Velvet crochet cardigan pattern - bernat velvet yarn review -

This cardigan works up quite quickly and the design of the crochet cardigan pattern is simple enough that you don’t need to refer to the pattern too often once you get going.

Emma loves her new cosy cardigan, so easy to throw on over a t-shirt as the weather cools down. Because the fluffy yarn is nice and thick, it’s super warm.

You may also enjoy the following crochet patterns:

Girls Crochet cardigan pattern

Girls Crochet cardigan pattern

The style is kind of slouchy which is right on trend at the moment. I’m tempted to make myself one now.

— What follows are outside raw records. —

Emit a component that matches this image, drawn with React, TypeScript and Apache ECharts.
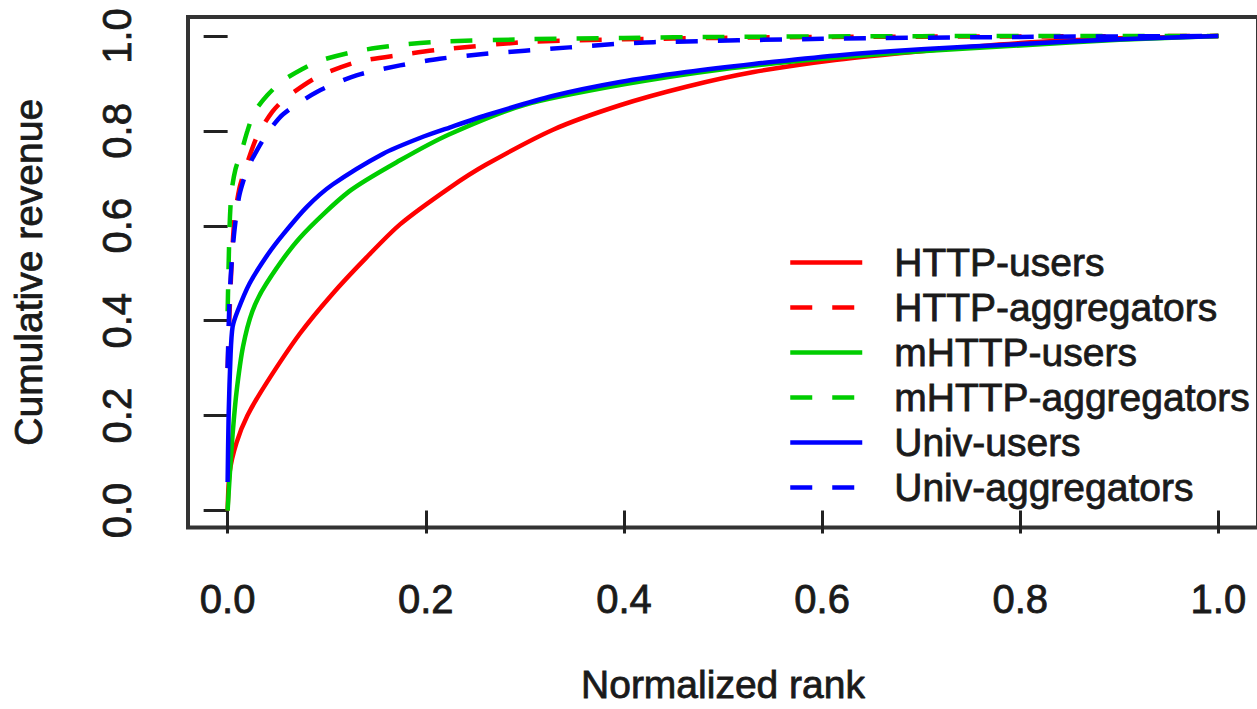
import React, { useEffect, useRef } from "react";
import * as echarts from "echarts";

const seriesNames = [
  "HTTP-users",
  "HTTP-aggregators",
  "mHTTP-users",
  "mHTTP-aggregators",
  "Univ-users",
  "Univ-aggregators",
];
const seriesColors = ["#FF0000", "#FF0000", "#00CD00", "#00CD00", "#0000FF", "#0000FF"];
const seriesDashed = [false, true, false, true, false, true];

const httpUsersX = [0, 0.002, 0.009, 0.02, 0.039, 0.073, 0.106, 0.14, 0.174, 0.224, 0.261, 0.329, 0.396, 0.463, 0.531, 0.615, 0.7, 0.8, 0.9, 1.0];
const httpUsersY = [0.0, 0.08, 0.143, 0.2, 0.268, 0.373, 0.457, 0.533, 0.603, 0.68, 0.729, 0.803, 0.854, 0.893, 0.924, 0.95, 0.968, 0.985, 0.995, 1.0];

const httpAggX = [0, 0.002, 0.004, 0.007, 0.012, 0.017, 0.03, 0.045, 0.058, 0.09, 0.13, 0.174, 0.214, 0.3, 0.4, 0.5, 0.6, 0.8, 1.0];
const httpAggY = [0.3, 0.42, 0.52, 0.617, 0.68, 0.715, 0.79, 0.84, 0.868, 0.913, 0.945, 0.96, 0.971, 0.987, 0.993, 0.996, 0.998, 0.999, 1.0];

const mhttpUsersX = [0, 0.002, 0.005, 0.009, 0.0155, 0.025, 0.039, 0.073, 0.123, 0.174, 0.224, 0.3, 0.4, 0.5, 0.6, 0.7, 0.8, 0.9, 1.0];
const mhttpUsersY = [0, 0.07, 0.16, 0.25, 0.345, 0.42, 0.478, 0.575, 0.673, 0.738, 0.793, 0.855, 0.898, 0.93, 0.952, 0.968, 0.98, 0.992, 1.0];

const mhttpAggX = [0, 0.002, 0.004, 0.008, 0.014, 0.02, 0.027, 0.04, 0.055, 0.075, 0.093, 0.133, 0.174, 0.214, 0.3, 0.4, 0.5, 0.6, 0.8, 1.0];
const mhttpAggY = [0.42, 0.6, 0.673, 0.72, 0.757, 0.8, 0.84, 0.875, 0.905, 0.93, 0.948, 0.969, 0.981, 0.988, 0.993, 0.996, 0.998, 0.999, 1.0, 1.0];

const univUsersX = [0, 0.001, 0.003, 0.005, 0.01, 0.022, 0.04, 0.056, 0.08, 0.106, 0.157, 0.194, 0.224, 0.261, 0.329, 0.396, 0.463, 0.531, 0.615, 0.7, 0.8, 0.9, 1.0];
const univUsersY = [0.06, 0.2, 0.33, 0.387, 0.42, 0.478, 0.538, 0.582, 0.64, 0.687, 0.752, 0.785, 0.807, 0.833, 0.874, 0.903, 0.924, 0.941, 0.959, 0.972, 0.983, 0.993, 1.0];

const univAggX = [0, 0.002, 0.005, 0.008, 0.012, 0.02, 0.029, 0.04, 0.056, 0.09, 0.13, 0.174, 0.214, 0.258, 0.3, 0.345, 0.39, 0.43, 0.6, 0.8, 1.0];
const univAggY = [0.3, 0.45, 0.55, 0.61, 0.666, 0.72, 0.757, 0.795, 0.835, 0.882, 0.917, 0.938, 0.952, 0.962, 0.969, 0.976, 0.983, 0.987, 0.994, 0.998, 1.0];

const allX = [httpUsersX, httpAggX, mhttpUsersX, mhttpAggX, univUsersX, univAggX];
const allY = [httpUsersY, httpAggY, mhttpUsersY, mhttpAggY, univUsersY, univAggY];

const tickValues = [0, 0.2, 0.4, 0.6, 0.8, 1.0];

const FONT = "'Liberation Sans', Arial, Helvetica, sans-serif";
const TEXT = {
  color: "#1a1a1a",
  fontFamily: FONT,
  textBorderColor: "#1a1a1a",
  textBorderWidth: 0.8,
};

export default function App() {
  const ref = useRef<HTMLDivElement>(null);
  useEffect(() => {
    if (!ref.current) return;
    const chart = echarts.init(ref.current, null, { renderer: "svg" });
    const series = seriesNames.map((name, i) => ({
      name,
      type: "line",
      data: allX[i].map((x, j) => [x, allY[i][j]]),
      symbol: "none",
      smooth: 0.25,
      lineStyle: {
        color: seriesColors[i],
        width: 4.5,
        type: seriesDashed[i] ? [22, 20] : "solid",
        cap: "butt",
      },
      itemStyle: { color: seriesColors[i] },
      z: 2 + i,
    }));
    chart.setOption({
      animation: false,
      backgroundColor: "#ffffff",
      textStyle: { fontFamily: FONT },
      grid: {
        left: 188,
        top: 17,
        width: 1070,
        height: 515,
        show: true,
        borderColor: "#333",
        borderWidth: 4,
        backgroundColor: "transparent",
      },
      xAxis: {
        type: "value",
        min: -0.04,
        max: 1.04,
        name: "Normalized rank",
        nameLocation: "middle",
        nameGap: 137,
        nameTextStyle: { fontSize: 39, ...TEXT },
        axisLine: { show: false },
        splitLine: { show: false },
        axisTick: {
          show: true,
          length: 23,
          lineStyle: { color: "#222", width: 3 },
          customValues: tickValues,
        },
        axisLabel: {
          show: true,
          margin: 51,
          fontSize: 40,
          ...TEXT,
          customValues: tickValues,
          formatter: (v: number) => v.toFixed(1),
        },
      },
      yAxis: {
        type: "value",
        min: -0.036,
        max: 1.04,
        name: "Cumulative revenue",
        nameLocation: "middle",
        nameGap: 140,
        nameTextStyle: { fontSize: 39, ...TEXT },
        axisLine: { show: false },
        splitLine: { show: false },
        axisTick: {
          show: true,
          length: 24,
          lineStyle: { color: "#222", width: 3 },
          customValues: tickValues,
        },
        axisLabel: {
          show: true,
          margin: 51,
          rotate: 90,
          fontSize: 40,
          ...TEXT,
          customValues: tickValues,
          formatter: (v: number) => v.toFixed(1),
        },
      },
      legend: {
        show: true,
        orient: "vertical",
        left: 788,
        top: 240,
        itemWidth: 72,
        itemHeight: 2,
        itemGap: 0,
        padding: 0,
        lineStyle: { width: 4.5 },
        itemStyle: { opacity: 0 },
        textStyle: {
          fontSize: 39,
          lineHeight: 45,
          ...TEXT,
          padding: [0, 0, 0, 27],
        },
        data: seriesNames,
      },
      series,
    });
    return () => chart.dispose();
  }, []);
  return (
    <div
      style={{
        position: "fixed",
        left: 0,
        top: 0,
        width: 1257,
        height: 709,
        overflow: "hidden",
        background: "#fff",
      }}
    >
      <div ref={ref} style={{ width: 1290, height: 709 }} />
    </div>
  );
}
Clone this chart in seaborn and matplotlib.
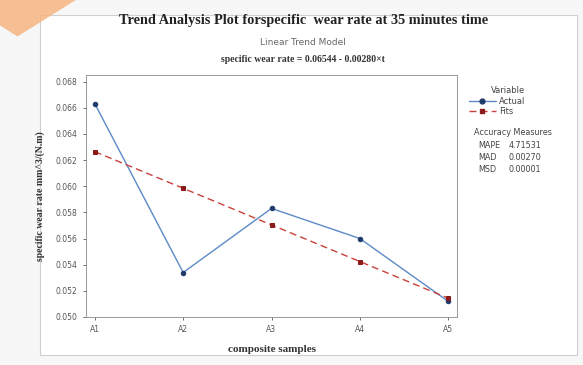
import pandas as pd
import matplotlib.pyplot as plt
import seaborn as sb
from matplotlib.lines import Line2D
from matplotlib.patches import Rectangle, Polygon

samples = ["A1", "A2", "A3", "A4", "A5"]
t_index = [1, 2, 3, 4, 5]
actual = [0.0663, 0.0534, 0.0583, 0.0560, 0.0512]
fits = [0.06264, 0.05984, 0.05704, 0.05424, 0.05144]
measure_names = ["MAPE", "MAD", "MSD"]
measure_values = ["4.71531", "0.00270", "0.00001"]
y_ticks = [0.050, 0.052, 0.054, 0.056, 0.058, 0.060, 0.062, 0.064, 0.066, 0.068]

blue_line = "#5b8ac6"
blue_mark = "#1f3a6b"
red_line = "#c8413a"
red_mark = "#8c1c1c"
serif = ["Liberation Serif", "DejaVu Serif"]

df = pd.DataFrame({
    "t": t_index * 2,
    "value": actual + fits,
    "Variable": ["Actual"] * 5 + ["Fits"] * 5,
})

sb.set_style("white")
plt.rcParams["font.family"] = ["DejaVu Sans"]

fig = plt.figure(figsize=(5.83, 3.65), dpi=100)
fig.patch.set_facecolor("#f7f7f7")
# white panel with grey frame
fig.add_artist(Rectangle((40 / 583, 1 - 355 / 365), 537 / 583, 340 / 365,
                         transform=fig.transFigure, facecolor="white",
                         edgecolor="#d0d0d0", linewidth=0.8, zorder=0))
# orange watermark corner
fig.add_artist(Polygon([(0, 1), (0.13, 1), (0.03, 0.90), (0, 0.93)], closed=True,
                       transform=fig.transFigure, facecolor="#f6b27a",
                       edgecolor="none", alpha=0.8, zorder=1))

ax = fig.add_axes([86 / 583, 1 - 317 / 365, 371 / 583, 242 / 365])
ax.set_facecolor("white")

sb.lineplot(data=df, x="t", y="value", hue="Variable", style="Variable",
            palette={"Actual": blue_line, "Fits": red_line},
            dashes={"Actual": "", "Fits": (5, 3)},
            markers={"Actual": "o", "Fits": "s"},
            markersize=3.2, linewidth=1.0, legend=False, ax=ax)
for line, mc in zip(ax.get_lines(), [blue_mark, red_mark]):
    line.set_markerfacecolor(mc)
    line.set_markeredgecolor(mc)

ax.set_xlim(0.9, 5.1)
ax.set_ylim(0.050, 0.0685)
ax.set_xticks(t_index)
ax.set_xticklabels(samples)
ax.set_yticks(y_ticks)
ax.set_yticklabels([f"{v:.3f}" for v in y_ticks])
ax.tick_params(axis="both", labelsize=5.5, colors="#555555", length=2.5, width=0.6,
               left=True, bottom=True)
for s in ax.spines.values():
    s.set_color("#999999")
    s.set_linewidth(0.7)

ax.set_xlabel("composite samples", family=serif, fontsize=8, fontweight="bold",
              color="#333333", labelpad=8)
ax.set_ylabel("specific wear rate mm^3/(N.m)", family=serif, fontsize=7,
              fontweight="bold", color="#333333", labelpad=8)

fig.text(0.52, 0.945, "Trend Analysis Plot forspecific  wear rate at 35 minutes time",
         ha="center", va="center", family=serif, fontsize=10.3, fontweight="bold",
         color="#222222")
fig.text(0.52, 0.883, "Linear Trend Model", ha="center", va="center",
         fontsize=6.5, color="#666666")
fig.text(0.52, 0.836, "specific wear rate = 0.06544 - 0.00280×t", ha="center",
         va="center", family=serif, fontsize=7, fontweight="bold", color="#333333")

handles = [Line2D([], [], color=blue_line, marker="o", markersize=3.5,
                  markerfacecolor=blue_mark, markeredgecolor=blue_mark, linewidth=1.0),
           Line2D([], [], color=red_line, marker="s", markersize=3.5, linestyle=(0, (5, 3)),
                  markerfacecolor=red_mark, markeredgecolor=red_mark, linewidth=1.0)]
leg = fig.legend(handles, ["Actual", "Fits"], title="Variable",
                 loc="upper left", bbox_to_anchor=(463 / 583, 1 - 80 / 365),
                 frameon=False, fontsize=6, title_fontsize=6,
                 handlelength=3.2, handletextpad=0.4, labelspacing=0.2,
                 borderpad=0.2)
leg._legend_box.align = "right"
for txt in leg.get_texts():
    txt.set_color("#444444")
leg.get_title().set_color("#444444")

fig.text(474 / 583, 1 - 133 / 365, "Accuracy Measures", fontsize=5.8,
         color="#444444", va="center")
for k, (name, val) in enumerate(zip(measure_names, measure_values)):
    yy = 1 - (145 + 12 * k) / 365
    fig.text(478 / 583, yy, name, fontsize=5.8, color="#444444", va="center")
    fig.text(541 / 583, yy, val, fontsize=5.8, color="#444444", va="center", ha="right")

plt.savefig("out.png", dpi=100)
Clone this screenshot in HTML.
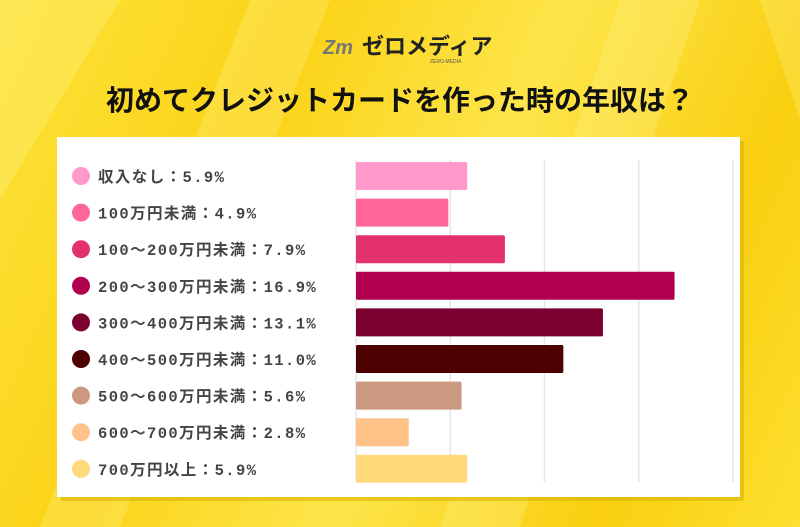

Bernat Velvet yarn review -

Bernat Velvet Yarn Review – The Final Verdict

As I’m mentioned in the title of this post, I have a love-hate relationship with this yarn. For all its faults, it has lots of redeeming qualities. Here’s what I like and don’t like:


  • Silky soft to touch
  • Large balls go far
  • Feels lovely to work with and easy to crochet
  • Looks luxurious


  • Worming problem
  • Requires hand washing
  • Limited colour range – mainly pastels
  • Encountered several knots per ball
  • Hard to weave in ends
  • Yarn ends shed fibre

Bernat Velvet isn’t the kind of yarn I’d naturally go for, but after some initial teething problems, I found it quite nice to crochet with.

The crochet cardigan I made turned out quite nice, and Emma really likes it, which is the main thing after all.

Bernat Velvet yarn is available from

velvet crochet cardigan pattern -


  • Jodiebodie says:

    Thanks for a well-researched yarn review. I’m very impressed with the amount of work you put in, not just in the yarn review itself but the pattern development also.

    I had never come across the term ‘worming’ before. Do you know where and/or when it first came into use? In any case, you have taught me something new today.

    Thank you for answering my question “Is it hard to weave in ends?” before I could ask! Your mention of using knots to join yarn made me wonder. I was taught never to join yarn with knots when crocheting because the knots will invariably find their way to the right side.

    It is nice to see how velvet yarn works up in a garment after seeing it used in soft toys and blankets most of the time. The cardigan looks lovely on Emma and, as you say, if she likes it, then it is a success.

    • I’m not sure who first coined the term “worming’ but it was hard to find any information as to the phenomena of the loops pulling out of the knitting, and finally found some answers on a ravelry forum re the worming. I’ve just left the knots on the wrong side of the crochet.

  • Kathy Byrd says:

    Thank you so much for this review! I was considering knitting a throw with this yarn, but am definitely going to scrap that idea. Do you know of any yarns that would have a similar look and feel, but without the problems? I want to knit a throw for my newly engaged granddaughter, but want something that will last and would not be too much trouble for her to take care of.

    • If you crochet, I think this yarn would still make a lovely throw. I recently made a baby blanket and it turned out really well. Here is the pattern.
      I think crochet with a slightly smaller hook size than recommended, and shorter stitches give the best results.

      • Kathy Byrd says:

        Thank you for your reply. I do crochet (barely). This yarn looks wonderful, so I will give your suggestion a try.

      • Alice says:

        Thank you so much for your review. Right on! Exactly right. Single crochet works the best; half double is okay; double, not so much. My first afghan was with DC3tog. Actually worked out, except for the initial chain, which wormed. I fixed it by running a line of yarn thru it! Far from perfect, but it’s for me. I then made a small afghan, only two skeins were available, but enough, all in SC. I crocheted it vertically instead of horizontally. Love, love it. I tried Catherine’s wheel:NO. Star Stitch:NO. I tried Alpine:NO. I even tried the Cabbage Patch:NO. Now I’m making a blanket, so far 250 chain is made. I’ll make it in SC, again, vertically.

  • Becky Anderson says:

    The velvet yarn now says it is machine washable and dryable. So glad.

  • Diane says:

    Thank you for your well researched review. It truly helps a lot as I envisioned the velvet yarn possibilities for loose, lacy shrugs. But now I will have to rethink that, as tight thick crochet garments may be too warm or confining for us in southern california(no really cold weather) and the hot flash age group I sell to would probably not go for it. Thank you again for saving me the expense and disappointment!

  • alice says:

    Please, don’t deny yourself the pleasure of working with this heavenly yarn. I’m in the Sunshine State. Many of us would love to have more Velvet yarn in all the possible colors, not just seven or eight (of the 30), that sell out quickly, and no reorder in sight. I have currently about three dozen skeins … just in case. Yes, loose, lacy items could work. Just takes a tiny bit more thought. I found a pattern for a light sweater (Filet Crochet Shawl) that I plan to make with the velvet yarn. Your hot flash group would make them for their northern friends and family, just as our snowbirds do.